Most of the phones in Britain do, and have done since way back when they had physical dials.

Speaking of BC, why do the early-1980s ads in this old magazone I dug up have long-distance and toll-free numbers as “dial 1-800-xxx-xxxx; in BC dial 112-800-xxx-xxxx”?

Really?

my memory is turning into butter

Sunspace, where I lived in Southern Ontario, long distance was 112 for years, until they caught up with the new system where it was now just 1. I suspect BC hadn’t upgraded at the time of that ad.

Interesting. I have no memory of this. However, when I was young, long-distance calls were considered Expensive and A Special Occasion in my family, so I never saw a lot of them. My aunt from Germany would call us twice a year, once at Christmas and once on our birthdays. I never dialed long-distance at that time.

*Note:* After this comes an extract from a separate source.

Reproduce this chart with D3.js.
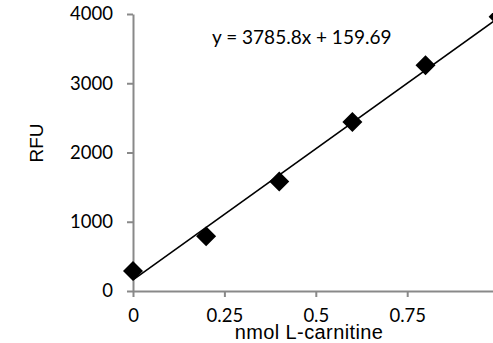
<!DOCTYPE html>
<html>
<head>
<meta charset="utf-8">
<script src="https://cdn.jsdelivr.net/npm/d3@7"></script>
<style>
  html, body { margin: 0; padding: 0; background: #fff; overflow: hidden; }
  svg { display: block; }
</style>
</head>
<body>
<svg id="chart" width="493" height="343"></svg>
<script>
// ---- data ----
const xValues = [0, 0.2, 0.4, 0.6, 0.8, 1.0];
const rfuValues = [290, 790, 1580, 2440, 3260, 3960];
const xTicks = [0, 0.25, 0.5, 0.75];
const xTickLabels = ["0", "0.25", "0.5", "0.75"];
const yTicks = [0, 1000, 2000, 3000, 4000];
const yTickLabels = ["0", "1000", "2000", "3000", "4000"];
const trendSlope = 3785.8;
const trendIntercept = 159.69;
const equationLabel = "y = 3785.8x + 159.69";
const xTitle = "nmol L-carnitine";
const yTitle = "RFU";

// ---- layout ----
const svg = d3.select("#chart");
const x = d3.scaleLinear().domain([0, 1]).range([133, 498.6]);
const y = d3.scaleLinear().domain([0, 4000]).range([291, 14]);
const axisColor = "#898989";
const tickFont = "Lato, 'Open Sans', sans-serif";
const titleFont = "'Liberation Sans', Arial, sans-serif";

// axes
const yAxis = svg.append("g").attr("transform", `translate(${x(0)},0)`)
  .call(d3.axisLeft(y).tickValues(yTicks).tickFormat((d, i) => yTickLabels[i]).tickSize(6).tickSizeOuter(0).tickPadding(14));
const xAxis = svg.append("g").attr("transform", `translate(0,${y(0)})`)
  .call(d3.axisBottom(x).tickValues(xTicks).tickFormat((d, i) => xTickLabels[i]).tickSize(6).tickSizeOuter(0).tickPadding(12));

[xAxis, yAxis].forEach(g => {
  g.select(".domain").attr("stroke", axisColor).attr("stroke-width", 2);
  g.selectAll(".tick line").attr("stroke", axisColor).attr("stroke-width", 2);
  g.selectAll(".tick text").attr("fill", "#000").attr("font-family", tickFont).attr("font-size", 18.5);
});

// trendline
const trendX = d3.extent(xValues);
svg.append("line")
  .attr("x1", x(trendX[0])).attr("y1", y(trendSlope * trendX[0] + trendIntercept))
  .attr("x2", x(trendX[1])).attr("y2", y(trendSlope * trendX[1] + trendIntercept))
  .attr("stroke", "#000").attr("stroke-width", 1.6);

// markers (square diamonds)
const diamond = d3.symbol().type(d3.symbolSquare).size(200);
svg.append("g").selectAll("path")
  .data(xValues.map((d, i) => ({ x: d, y: rfuValues[i] })))
  .join("path")
  .attr("d", diamond)
  .attr("transform", d => `translate(${x(d.x)},${y(d.y)}) rotate(45)`)
  .attr("fill", "#000");

// equation label
svg.append("text")
  .attr("x", 212).attr("y", 44)
  .attr("font-family", tickFont).attr("font-size", 19)
  .attr("fill", "#000")
  .text(equationLabel);

// axis titles
svg.append("text")
  .attr("x", 309).attr("y", 339)
  .attr("text-anchor", "middle")
  .attr("font-family", titleFont).attr("font-size", 20)
  .attr("letter-spacing", 0.4)
  .attr("fill", "#000")
  .text(xTitle);

svg.append("text")
  .attr("transform", "translate(43,143) rotate(-90)")
  .attr("text-anchor", "middle")
  .attr("font-family", titleFont).attr("font-size", 19)
  .attr("fill", "#000")
  .text(yTitle);
</script>
</body>
</html>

Even as late as high school (1979ish), I used to ride my bike ten kilometres to a pay phone just across the town line so I could pay a quarter to make a local call to a certain girl instead of making a long-distance call from home…

Until the mid-80’s our town had 2 exchanges starting with 62. I think I only saw MA a couple of times to indicate the exchange. The nice thing was being able to dial the 5 digits without having to dial 62 at all. We also told friends our numbers by omitting the 62. I got a lot of funny looks when I described this to people from Toronto just 4 years later who couldn’t understand why I only stated 5 digits.

My grandmother had come over to our condo and when she stepped up to the door, she looked at it and said “Oh, that’s our old phone number, 2308.” I figured she was omitting the exchange, but no, that was the full number when they had their phone in the 40’s. Small town.

Like Sunspace, I had to call home one day and tried a payphone. I got the message that it was long distance. The people nearby heard me explaining this to my friends and they sent us to a payphone across the street where it was a local call. Actually, we’ve got funny boundaries around here. There is actually an area where it is long distance to call a mile away.